I find it’s helpful to know your oven well or to at least keep a close watch on your food. My oven tends to run a little hot so I usually bake things for slightly less time than you might have to. It helps that I’m aware of this but I don’t love it when I’m trying someone else’s recipe!
An alternative method to what I’ve done here is to boil your wings before coating them in sauce and sticking them in the oven under the broiler. It’s actually a little faster and easier but I just don’t want the extra dish to wash after boiling them. I don’t like washing dishes any more than the next person and will do what I can to avoid creating more to wash!

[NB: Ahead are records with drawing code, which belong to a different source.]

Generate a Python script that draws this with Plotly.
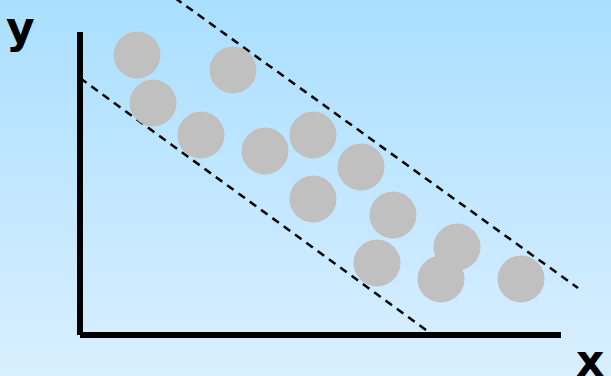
import plotly.graph_objects as go

# Data (arbitrary units: origin at the axes corner)
x_vals = [57, 153, 73, 121, 185, 233, 281, 233, 313, 377, 297, 361, 441]
y_vals = [280, 265, 232, 200, 184, 200, 168, 136, 120, 88, 72, 56, 56]

# dashed band boundaries
lower_x = [0, 346]
lower_y = [257, 5]
upper_x = [95, 498]
upper_y = [337, 47]

# axis extents
x_axis_end = 481
y_axis_end = 303

axis_label_x = "x"
axis_label_y = "y"

W, H = 611, 376
top_rgb = (170, 223, 255)
bot_rgb = (217, 239, 255)

shapes = []
n = 94
for i in range(n):
    t = i / (n - 1)
    c = tuple(round(a + (b - a) * t) for a, b in zip(top_rgb, bot_rgb))
    shapes.append(dict(type="rect", xref="paper", yref="paper",
                       x0=0, x1=1, y0=1 - (i + 1) / n - 0.001, y1=1 - i / n,
                       fillcolor="rgb(%d,%d,%d)" % c, line=dict(width=0), layer="below"))

# axis lines
shapes.append(dict(type="line", x0=0, x1=x_axis_end, y0=0, y1=0,
                   line=dict(color="black", width=6), layer="above"))
shapes.append(dict(type="line", x0=0, x1=0, y0=0, y1=y_axis_end,
                   line=dict(color="black", width=6), layer="above"))

fig = go.Figure()
fig.add_trace(go.Scatter(x=lower_x, y=lower_y, mode="lines",
                         line=dict(color="black", width=2.5, dash="8px,6px"), hoverinfo="skip"))
fig.add_trace(go.Scatter(x=upper_x, y=upper_y, mode="lines",
                         line=dict(color="black", width=2.5, dash="8px,6px"), hoverinfo="skip"))
fig.add_trace(go.Scatter(x=x_vals, y=y_vals, mode="markers",
                         marker=dict(size=47, color="#C0C0C0", line=dict(width=0)),
                         opacity=1))

fig.add_annotation(x=-60, y=308, text="<b>%s</b>" % axis_label_y, showarrow=False,
                   font=dict(family="DejaVu Sans", size=44, color="black"),
                   xanchor="center", yanchor="middle")
fig.add_annotation(x=510, y=-25, text="<b>%s</b>" % axis_label_x, showarrow=False,
                   font=dict(family="DejaVu Sans", size=44, color="black"),
                   xanchor="center", yanchor="middle")

fig.update_layout(
    width=W, height=H, margin=dict(l=0, r=0, t=0, b=0),
    paper_bgcolor="rgb(200,232,255)", plot_bgcolor="rgba(0,0,0,0)",
    showlegend=False, shapes=shapes,
    xaxis=dict(range=[-80, 531], visible=False, fixedrange=True),
    yaxis=dict(range=[-41, 335], visible=False, fixedrange=True),
)
fig.write_html("out.html", config={"displayModeBar": False},
               post_script="document.body.style.margin='0';document.body.style.overflow='hidden';")
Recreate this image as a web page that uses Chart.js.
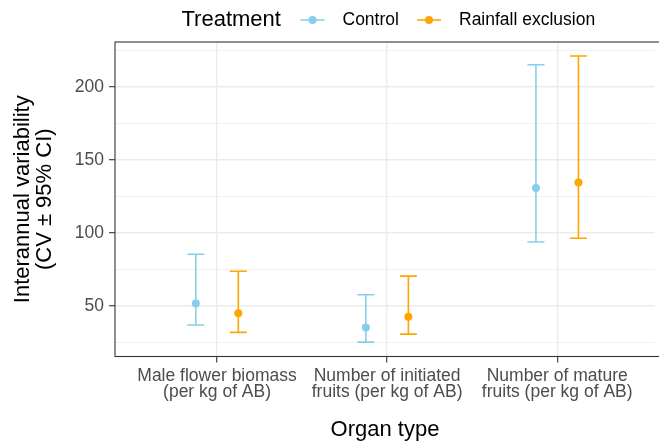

If you’re anything like Rob, you don’t like bleu cheese, you’re good with ranch but you see no need to dip your wings in any sauce at all so you skip it altogether. If you’re anything like me, you’re fine with ranch but you’re going to pick bleu cheese every time and you definitely will dip the wings in the dressing. I usually only eat one or two wings, though, so I save making the dressings for when we serve hot wings to company.
This Is How We Hot Wing
- One 12 oz bottle of hot sauce (such as Frank’s cayenne pepper sauce)
- One stick of butter
- 2 -2.5 lbs of wings
- Two carrots (more if you prefer)
- Bleu cheese or ranch dressing for dipping (optional)
Preheat the oven to 350.
Rinse the wings in cold water. Pat dry.
Place wings on a cookie sheet lined with foil, spacing them out evenly.
Bake for around 20 minutes or until cooked through.
Meanwhile, melt the stick of butter in a skillet or pot. Don’t let it burn or brown, because this can change the flavor.
Once the butter has melted, pour the entire jar of hot sauce into the melted butter. Stir until combined.
Grate carrots into the wing sauce.
Once the wings are almost done, pull them out and turn the oven to broil.
Flip the wings so that they are right side down. Using a basting brush, coat the bottom of the wings with the buffalo sauce. Once the broiler is hot, put the wings back in the oven and broil for about 5 minutes, keeping an eye on them to ensure they don’t burn.
Remove the wings and turn them right side up. Brush them with the sauce again, coating twice. Put them back in the oven for another 5 minutes, continuing to monitor to ensure they don’t burn. Once the skin crisps from the broiler, remove them.
Coat the wings with sauce one more time.
You are done! I recommend making your dressings prior to baking your hot wings so that it’s ready to go when your wings are done.
TO FREEZE: Once the wings have cooled, place them on a cookie sheet or plate in a single layer, and stick them in the freezer. Allow them to freeze until the sauce no longer comes off to the touch, an hour or so. This will ensure the sauce doesn’t stays on the wings. The wings should be ready for their freezer packaging!
TO THAW: I like to let them sit out, in their packaging, just long enough to be able to remove their packaging. Then place them on a plate or cookie sheet to thaw the rest of the way so the sauce will stay on and not come off when you remove the wings from their packaging.